Why are regulators looking into the social media app’s IPO? We explain it
Snap’s fight in the hyper-competitive social media space is about to get even tougher. The company has been subpoenaed by the U.S. Department of Justice (DOJ) and the Securities and Exchange Commission (SEC), according to a report from Reuters.
Here’s what you need to know:
- The DOJ and SEC are seeking information relating to Snap’s 2017 initial public offering (IPO).
- The inquiries stem from a current shareholder lawsuit alleging that Snap misled the public about how well it could compete with Facebook-owned Instagram.
- The shareholder suit also alleges that Snap failed to disclose a whistle-blower lawsuit filed by an ex-employee claiming that the company inaccurately calculates and reports user metrics.
- Snap says it has responded to the subpoena, and will continue to cooperate with investigators.
What’s a subpoena?
A subpoena is an order to appear in court. Subpoenas are issued by a government agency (typically a court), and compel a recipient to give testimony or provide documents on or by a certain date, and at a certain location.

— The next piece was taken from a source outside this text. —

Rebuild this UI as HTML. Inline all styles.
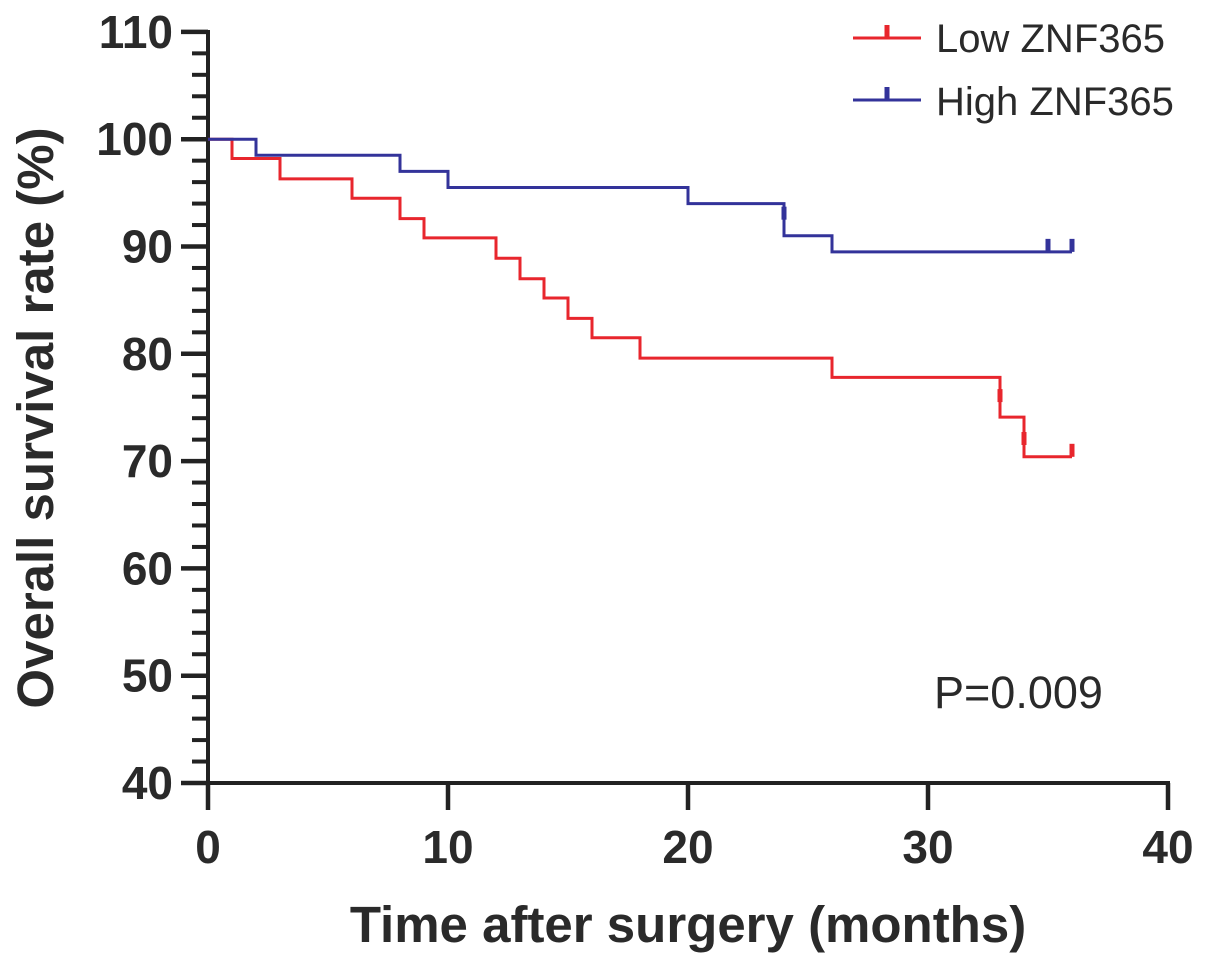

In Snap’s case, the DOJ and SEC reportedly want the company to produce materials relating to its IPO for review.
The bottom line:
Snap already has its hands full trying to keep pace with Instagram. The added attention from regulators may add another obstacle in the company’s outlook.
The company’s key metrics, including daily users, have fallen lately, and Snap has also been on the receiving end of some negative PR. In recent months, celebrities like Kylie Jenner and Rihanna have criticized the platform.
In March 2017, Snap shares debuted at $17 per share, and as of November 14, 2018, are trading at between $6 and $7 per share.